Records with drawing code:
————
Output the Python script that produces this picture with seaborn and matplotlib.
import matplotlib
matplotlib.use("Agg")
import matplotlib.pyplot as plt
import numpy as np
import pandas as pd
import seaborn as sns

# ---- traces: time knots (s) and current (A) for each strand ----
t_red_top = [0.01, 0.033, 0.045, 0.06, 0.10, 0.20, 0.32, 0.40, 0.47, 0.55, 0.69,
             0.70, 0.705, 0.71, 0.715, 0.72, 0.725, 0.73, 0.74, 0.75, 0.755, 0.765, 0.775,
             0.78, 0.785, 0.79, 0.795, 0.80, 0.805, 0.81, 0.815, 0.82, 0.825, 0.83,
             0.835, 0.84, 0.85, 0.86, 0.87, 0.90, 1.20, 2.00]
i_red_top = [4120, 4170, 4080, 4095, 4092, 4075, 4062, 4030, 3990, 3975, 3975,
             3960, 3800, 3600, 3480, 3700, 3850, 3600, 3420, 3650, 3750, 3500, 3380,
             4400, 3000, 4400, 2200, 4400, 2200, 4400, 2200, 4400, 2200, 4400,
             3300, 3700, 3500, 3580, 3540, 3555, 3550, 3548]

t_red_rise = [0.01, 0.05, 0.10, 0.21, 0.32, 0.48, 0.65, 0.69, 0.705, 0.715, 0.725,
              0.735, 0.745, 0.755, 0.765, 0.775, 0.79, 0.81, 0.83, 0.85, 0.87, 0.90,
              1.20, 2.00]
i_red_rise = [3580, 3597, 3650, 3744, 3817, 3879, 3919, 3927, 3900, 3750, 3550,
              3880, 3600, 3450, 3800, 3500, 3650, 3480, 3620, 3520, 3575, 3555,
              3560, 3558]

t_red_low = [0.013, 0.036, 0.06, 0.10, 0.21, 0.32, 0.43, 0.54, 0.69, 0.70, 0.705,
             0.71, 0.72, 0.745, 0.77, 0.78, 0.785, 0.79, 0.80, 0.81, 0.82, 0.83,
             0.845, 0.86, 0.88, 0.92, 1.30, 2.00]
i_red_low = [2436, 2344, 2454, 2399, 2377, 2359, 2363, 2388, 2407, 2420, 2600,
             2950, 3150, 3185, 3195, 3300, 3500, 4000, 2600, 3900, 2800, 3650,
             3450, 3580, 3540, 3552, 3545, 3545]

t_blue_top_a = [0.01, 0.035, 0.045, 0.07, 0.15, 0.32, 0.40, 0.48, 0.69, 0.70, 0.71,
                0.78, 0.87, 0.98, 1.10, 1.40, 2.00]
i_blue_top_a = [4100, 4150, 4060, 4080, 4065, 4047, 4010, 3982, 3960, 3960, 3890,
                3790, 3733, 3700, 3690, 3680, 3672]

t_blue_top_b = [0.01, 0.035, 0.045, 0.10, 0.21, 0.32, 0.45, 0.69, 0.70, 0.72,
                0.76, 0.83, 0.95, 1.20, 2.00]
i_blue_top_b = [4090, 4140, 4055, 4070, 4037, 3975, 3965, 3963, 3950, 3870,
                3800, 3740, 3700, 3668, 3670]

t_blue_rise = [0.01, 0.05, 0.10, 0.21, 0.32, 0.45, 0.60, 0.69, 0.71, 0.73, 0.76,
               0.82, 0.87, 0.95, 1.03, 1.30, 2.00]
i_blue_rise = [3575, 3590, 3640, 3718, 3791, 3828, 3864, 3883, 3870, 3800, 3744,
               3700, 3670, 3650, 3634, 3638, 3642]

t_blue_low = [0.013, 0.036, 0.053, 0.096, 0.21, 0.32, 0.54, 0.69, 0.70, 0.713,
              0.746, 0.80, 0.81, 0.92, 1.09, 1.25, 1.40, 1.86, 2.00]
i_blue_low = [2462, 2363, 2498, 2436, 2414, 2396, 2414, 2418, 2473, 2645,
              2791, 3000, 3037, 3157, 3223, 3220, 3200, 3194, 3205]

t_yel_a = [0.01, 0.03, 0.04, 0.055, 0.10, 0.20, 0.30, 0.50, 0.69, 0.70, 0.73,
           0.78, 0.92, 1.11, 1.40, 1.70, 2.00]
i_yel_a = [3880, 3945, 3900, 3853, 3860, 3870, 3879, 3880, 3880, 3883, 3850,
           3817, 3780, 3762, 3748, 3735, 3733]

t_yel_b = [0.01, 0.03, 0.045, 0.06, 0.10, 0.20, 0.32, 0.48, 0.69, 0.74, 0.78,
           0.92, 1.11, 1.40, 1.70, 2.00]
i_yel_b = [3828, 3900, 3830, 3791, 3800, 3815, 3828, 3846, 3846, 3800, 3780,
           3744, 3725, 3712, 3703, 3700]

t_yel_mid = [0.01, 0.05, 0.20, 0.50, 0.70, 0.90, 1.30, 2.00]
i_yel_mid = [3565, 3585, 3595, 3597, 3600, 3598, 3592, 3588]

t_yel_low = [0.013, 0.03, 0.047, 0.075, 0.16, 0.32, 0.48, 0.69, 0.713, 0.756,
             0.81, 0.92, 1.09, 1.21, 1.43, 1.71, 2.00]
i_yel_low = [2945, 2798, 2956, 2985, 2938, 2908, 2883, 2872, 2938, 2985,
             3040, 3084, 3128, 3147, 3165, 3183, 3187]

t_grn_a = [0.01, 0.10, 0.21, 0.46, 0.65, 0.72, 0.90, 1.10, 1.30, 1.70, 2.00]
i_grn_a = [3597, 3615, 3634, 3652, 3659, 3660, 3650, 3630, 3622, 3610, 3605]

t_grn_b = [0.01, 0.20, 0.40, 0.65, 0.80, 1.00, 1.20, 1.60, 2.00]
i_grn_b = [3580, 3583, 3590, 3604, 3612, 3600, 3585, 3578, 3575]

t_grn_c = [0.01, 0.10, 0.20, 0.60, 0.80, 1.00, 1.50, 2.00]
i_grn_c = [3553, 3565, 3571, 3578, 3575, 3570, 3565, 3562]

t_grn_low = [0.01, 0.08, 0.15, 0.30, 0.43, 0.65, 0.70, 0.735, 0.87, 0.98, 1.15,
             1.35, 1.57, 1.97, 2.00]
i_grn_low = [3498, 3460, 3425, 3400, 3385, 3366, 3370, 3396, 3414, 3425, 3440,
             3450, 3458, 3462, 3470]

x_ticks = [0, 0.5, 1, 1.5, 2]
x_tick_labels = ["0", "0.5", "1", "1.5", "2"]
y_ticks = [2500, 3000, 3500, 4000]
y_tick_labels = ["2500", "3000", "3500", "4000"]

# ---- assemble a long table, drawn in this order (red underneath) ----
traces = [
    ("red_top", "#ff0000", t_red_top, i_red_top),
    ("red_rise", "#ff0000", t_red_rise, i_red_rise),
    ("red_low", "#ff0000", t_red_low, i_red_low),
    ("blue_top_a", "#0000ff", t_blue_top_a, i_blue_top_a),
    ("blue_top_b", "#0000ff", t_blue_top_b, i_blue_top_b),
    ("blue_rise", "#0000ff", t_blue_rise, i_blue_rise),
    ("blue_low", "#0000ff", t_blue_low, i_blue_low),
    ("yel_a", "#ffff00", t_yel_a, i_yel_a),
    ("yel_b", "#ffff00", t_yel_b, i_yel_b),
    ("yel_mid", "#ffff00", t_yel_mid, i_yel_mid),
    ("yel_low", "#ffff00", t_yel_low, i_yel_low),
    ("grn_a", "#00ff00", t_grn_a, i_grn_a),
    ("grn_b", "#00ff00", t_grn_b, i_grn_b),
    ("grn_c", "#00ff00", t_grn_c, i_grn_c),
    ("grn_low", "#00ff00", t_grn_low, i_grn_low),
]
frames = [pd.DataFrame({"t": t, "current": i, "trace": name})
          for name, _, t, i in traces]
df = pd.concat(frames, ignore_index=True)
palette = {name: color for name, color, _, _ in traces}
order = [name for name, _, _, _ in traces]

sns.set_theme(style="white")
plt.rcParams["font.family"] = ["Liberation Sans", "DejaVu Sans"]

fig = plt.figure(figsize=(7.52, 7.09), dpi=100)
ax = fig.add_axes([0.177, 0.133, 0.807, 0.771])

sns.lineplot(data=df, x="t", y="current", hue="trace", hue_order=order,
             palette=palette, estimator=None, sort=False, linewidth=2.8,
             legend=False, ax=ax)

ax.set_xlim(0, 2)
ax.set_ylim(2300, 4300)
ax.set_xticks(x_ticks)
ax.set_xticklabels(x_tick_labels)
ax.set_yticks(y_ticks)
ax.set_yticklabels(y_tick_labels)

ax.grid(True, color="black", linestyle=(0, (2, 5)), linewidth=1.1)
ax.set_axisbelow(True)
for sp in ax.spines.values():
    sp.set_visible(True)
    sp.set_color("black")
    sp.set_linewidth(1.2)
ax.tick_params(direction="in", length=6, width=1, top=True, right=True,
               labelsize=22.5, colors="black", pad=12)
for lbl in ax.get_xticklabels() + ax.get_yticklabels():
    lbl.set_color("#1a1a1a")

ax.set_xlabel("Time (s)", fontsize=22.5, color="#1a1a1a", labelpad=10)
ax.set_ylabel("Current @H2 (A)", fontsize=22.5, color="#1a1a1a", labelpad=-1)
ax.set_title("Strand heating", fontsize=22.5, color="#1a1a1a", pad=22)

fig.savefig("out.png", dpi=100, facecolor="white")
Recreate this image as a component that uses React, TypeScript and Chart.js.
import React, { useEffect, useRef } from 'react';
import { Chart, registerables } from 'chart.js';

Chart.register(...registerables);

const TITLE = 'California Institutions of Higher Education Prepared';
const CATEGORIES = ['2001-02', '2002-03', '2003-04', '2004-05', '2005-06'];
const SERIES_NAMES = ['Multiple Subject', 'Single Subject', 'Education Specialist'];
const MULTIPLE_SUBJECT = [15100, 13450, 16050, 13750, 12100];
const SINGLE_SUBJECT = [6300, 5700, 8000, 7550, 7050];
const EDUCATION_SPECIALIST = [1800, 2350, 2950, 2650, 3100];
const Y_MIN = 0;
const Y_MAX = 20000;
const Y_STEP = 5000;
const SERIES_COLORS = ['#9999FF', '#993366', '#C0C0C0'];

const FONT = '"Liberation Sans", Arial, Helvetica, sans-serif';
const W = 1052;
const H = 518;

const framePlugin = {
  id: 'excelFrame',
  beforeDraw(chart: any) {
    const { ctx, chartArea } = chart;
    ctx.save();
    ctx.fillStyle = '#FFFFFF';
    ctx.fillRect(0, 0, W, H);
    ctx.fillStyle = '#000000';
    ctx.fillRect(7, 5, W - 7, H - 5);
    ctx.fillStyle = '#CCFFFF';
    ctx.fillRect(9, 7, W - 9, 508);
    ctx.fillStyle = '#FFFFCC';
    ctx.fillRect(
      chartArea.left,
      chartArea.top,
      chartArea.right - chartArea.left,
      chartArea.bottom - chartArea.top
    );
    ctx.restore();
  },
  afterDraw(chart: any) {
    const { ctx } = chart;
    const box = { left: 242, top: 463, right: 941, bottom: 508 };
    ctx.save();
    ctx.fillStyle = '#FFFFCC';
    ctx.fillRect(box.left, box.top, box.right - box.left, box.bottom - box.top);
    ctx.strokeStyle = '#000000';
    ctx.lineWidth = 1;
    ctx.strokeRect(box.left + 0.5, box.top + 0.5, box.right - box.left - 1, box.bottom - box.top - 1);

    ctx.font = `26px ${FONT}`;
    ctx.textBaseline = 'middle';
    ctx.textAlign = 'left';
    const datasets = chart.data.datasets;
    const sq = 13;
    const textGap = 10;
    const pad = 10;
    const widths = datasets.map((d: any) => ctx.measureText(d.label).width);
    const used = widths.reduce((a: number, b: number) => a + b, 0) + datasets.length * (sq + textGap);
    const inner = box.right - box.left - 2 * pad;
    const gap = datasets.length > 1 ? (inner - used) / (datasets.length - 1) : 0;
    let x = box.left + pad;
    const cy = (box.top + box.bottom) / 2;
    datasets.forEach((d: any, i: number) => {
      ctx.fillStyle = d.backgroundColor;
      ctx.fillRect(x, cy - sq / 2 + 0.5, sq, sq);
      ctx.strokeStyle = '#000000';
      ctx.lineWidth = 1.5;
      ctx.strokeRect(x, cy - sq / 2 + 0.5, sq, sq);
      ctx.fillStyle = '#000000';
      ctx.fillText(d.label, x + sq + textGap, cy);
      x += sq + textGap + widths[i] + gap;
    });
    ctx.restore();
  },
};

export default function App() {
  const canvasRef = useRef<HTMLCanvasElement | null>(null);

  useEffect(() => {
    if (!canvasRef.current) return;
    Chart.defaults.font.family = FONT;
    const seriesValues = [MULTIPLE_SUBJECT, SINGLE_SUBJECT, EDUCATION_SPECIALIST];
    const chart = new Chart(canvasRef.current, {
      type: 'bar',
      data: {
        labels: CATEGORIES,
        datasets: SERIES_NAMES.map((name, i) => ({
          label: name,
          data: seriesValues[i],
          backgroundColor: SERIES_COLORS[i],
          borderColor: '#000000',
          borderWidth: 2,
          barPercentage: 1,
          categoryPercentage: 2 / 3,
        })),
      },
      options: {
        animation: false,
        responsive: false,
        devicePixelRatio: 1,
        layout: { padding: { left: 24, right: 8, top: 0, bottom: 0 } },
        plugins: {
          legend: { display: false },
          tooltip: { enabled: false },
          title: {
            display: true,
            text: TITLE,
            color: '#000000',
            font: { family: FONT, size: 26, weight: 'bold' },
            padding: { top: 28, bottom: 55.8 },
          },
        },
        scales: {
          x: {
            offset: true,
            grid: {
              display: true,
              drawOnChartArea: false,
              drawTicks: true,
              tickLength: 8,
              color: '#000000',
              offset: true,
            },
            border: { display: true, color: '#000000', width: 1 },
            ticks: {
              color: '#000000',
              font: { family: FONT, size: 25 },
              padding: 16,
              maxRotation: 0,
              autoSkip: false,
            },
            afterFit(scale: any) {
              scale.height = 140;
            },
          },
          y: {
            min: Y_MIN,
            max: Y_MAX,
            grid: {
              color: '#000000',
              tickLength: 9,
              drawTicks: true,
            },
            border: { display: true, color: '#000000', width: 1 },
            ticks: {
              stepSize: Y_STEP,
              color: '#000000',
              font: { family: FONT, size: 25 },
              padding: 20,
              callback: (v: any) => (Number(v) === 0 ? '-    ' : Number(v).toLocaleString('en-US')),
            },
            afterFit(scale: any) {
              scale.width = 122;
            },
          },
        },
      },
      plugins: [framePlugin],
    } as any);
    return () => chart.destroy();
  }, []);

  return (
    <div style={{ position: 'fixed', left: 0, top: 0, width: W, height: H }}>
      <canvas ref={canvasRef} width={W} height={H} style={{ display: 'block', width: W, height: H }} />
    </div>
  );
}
————
Challenge
Exactly as they appear, retype the lines from the start of the records through the line containing "import seaborn as sns".

Task result
Output the Python script that produces this picture with seaborn and matplotlib.
import matplotlib
matplotlib.use("Agg")
import matplotlib.pyplot as plt
import numpy as np
import pandas as pd
import seaborn as sns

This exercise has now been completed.